== Instructions for the task ==
Return the listing below exactly, with the pictures dropped.

== Stored data ==

_____

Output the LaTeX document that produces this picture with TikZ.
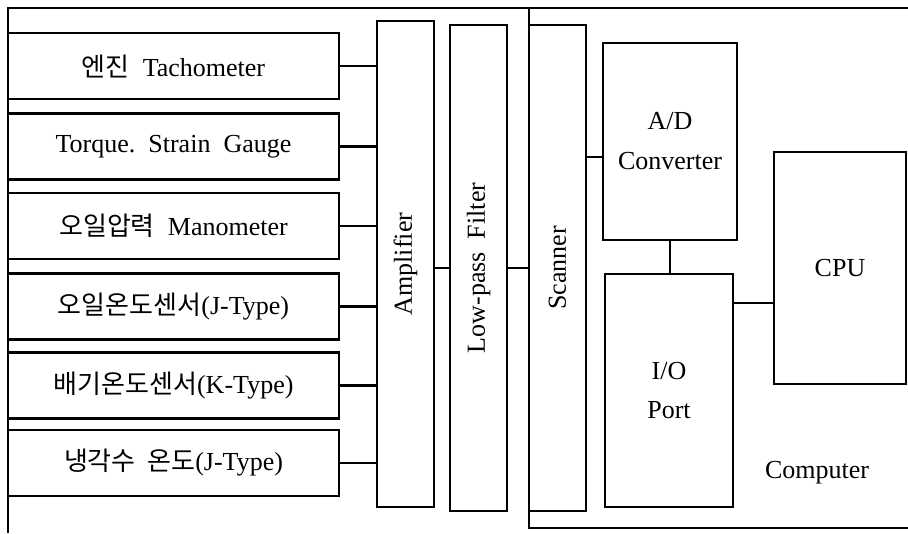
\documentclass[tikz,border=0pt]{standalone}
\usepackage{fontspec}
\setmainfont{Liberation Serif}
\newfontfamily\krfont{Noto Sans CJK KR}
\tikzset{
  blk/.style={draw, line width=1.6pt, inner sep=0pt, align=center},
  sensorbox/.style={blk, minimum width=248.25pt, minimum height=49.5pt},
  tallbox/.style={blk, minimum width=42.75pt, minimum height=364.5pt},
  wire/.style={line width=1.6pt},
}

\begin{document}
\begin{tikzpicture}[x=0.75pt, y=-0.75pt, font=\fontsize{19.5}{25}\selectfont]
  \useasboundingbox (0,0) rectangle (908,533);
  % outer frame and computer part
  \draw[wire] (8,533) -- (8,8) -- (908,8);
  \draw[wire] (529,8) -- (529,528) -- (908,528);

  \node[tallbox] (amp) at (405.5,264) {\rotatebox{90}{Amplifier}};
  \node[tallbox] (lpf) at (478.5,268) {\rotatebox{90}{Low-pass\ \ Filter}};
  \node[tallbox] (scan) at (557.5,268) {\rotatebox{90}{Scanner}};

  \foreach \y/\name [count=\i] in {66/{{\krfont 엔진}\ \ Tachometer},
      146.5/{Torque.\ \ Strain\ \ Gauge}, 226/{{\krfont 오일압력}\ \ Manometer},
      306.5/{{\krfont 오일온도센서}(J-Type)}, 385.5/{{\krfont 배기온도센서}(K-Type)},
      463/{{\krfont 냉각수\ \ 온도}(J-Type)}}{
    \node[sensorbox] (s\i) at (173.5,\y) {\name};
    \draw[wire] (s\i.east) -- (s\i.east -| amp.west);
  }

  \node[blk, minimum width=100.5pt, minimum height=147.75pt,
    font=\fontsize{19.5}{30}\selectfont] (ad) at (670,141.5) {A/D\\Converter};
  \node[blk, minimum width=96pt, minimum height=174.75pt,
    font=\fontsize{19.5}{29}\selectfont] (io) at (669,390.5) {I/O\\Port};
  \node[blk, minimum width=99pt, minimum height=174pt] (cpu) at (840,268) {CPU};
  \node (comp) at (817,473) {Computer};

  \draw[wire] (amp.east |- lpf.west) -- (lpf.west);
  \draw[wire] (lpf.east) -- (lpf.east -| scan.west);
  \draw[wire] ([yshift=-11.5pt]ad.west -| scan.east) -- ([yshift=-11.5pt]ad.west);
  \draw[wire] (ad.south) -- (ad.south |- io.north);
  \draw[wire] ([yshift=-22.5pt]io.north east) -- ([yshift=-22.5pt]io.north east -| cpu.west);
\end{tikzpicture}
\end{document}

_____

== Written solution ==
Output the LaTeX document that produces this picture with TikZ.
\documentclass[tikz,border=0pt]{standalone}
\usepackage{fontspec}
\setmainfont{Liberation Serif}
\newfontfamily\krfont{Noto Sans CJK KR}
\tikzset{
  blk/.style={draw, line width=1.6pt, inner sep=0pt, align=center},
  sensorbox/.style={blk, minimum width=248.25pt, minimum height=49.5pt},
  tallbox/.style={blk, minimum width=42.75pt, minimum height=364.5pt},
  wire/.style={line width=1.6pt},
}

\begin{document}
\begin{tikzpicture}[x=0.75pt, y=-0.75pt, font=\fontsize{19.5}{25}\selectfont]
  \useasboundingbox (0,0) rectangle (908,533);
  % outer frame and computer part
  \draw[wire] (8,533) -- (8,8) -- (908,8);
  \draw[wire] (529,8) -- (529,528) -- (908,528);

  \node[tallbox] (amp) at (405.5,264) {\rotatebox{90}{Amplifier}};
  \node[tallbox] (lpf) at (478.5,268) {\rotatebox{90}{Low-pass\ \ Filter}};
  \node[tallbox] (scan) at (557.5,268) {\rotatebox{90}{Scanner}};

  \foreach \y/\name [count=\i] in {66/{{\krfont 엔진}\ \ Tachometer},
      146.5/{Torque.\ \ Strain\ \ Gauge}, 226/{{\krfont 오일압력}\ \ Manometer},
      306.5/{{\krfont 오일온도센서}(J-Type)}, 385.5/{{\krfont 배기온도센서}(K-Type)},
      463/{{\krfont 냉각수\ \ 온도}(J-Type)}}{
    \node[sensorbox] (s\i) at (173.5,\y) {\name};
    \draw[wire] (s\i.east) -- (s\i.east -| amp.west);
  }

  \node[blk, minimum width=100.5pt, minimum height=147.75pt,
    font=\fontsize{19.5}{30}\selectfont] (ad) at (670,141.5) {A/D\\Converter};
  \node[blk, minimum width=96pt, minimum height=174.75pt,
    font=\fontsize{19.5}{29}\selectfont] (io) at (669,390.5) {I/O\\Port};
  \node[blk, minimum width=99pt, minimum height=174pt] (cpu) at (840,268) {CPU};
  \node (comp) at (817,473) {Computer};

  \draw[wire] (amp.east |- lpf.west) -- (lpf.west);
  \draw[wire] (lpf.east) -- (lpf.east -| scan.west);
  \draw[wire] ([yshift=-11.5pt]ad.west -| scan.east) -- ([yshift=-11.5pt]ad.west);
  \draw[wire] (ad.south) -- (ad.south |- io.north);
  \draw[wire] ([yshift=-22.5pt]io.north east) -- ([yshift=-22.5pt]io.north east -| cpu.west);
\end{tikzpicture}
\end{document}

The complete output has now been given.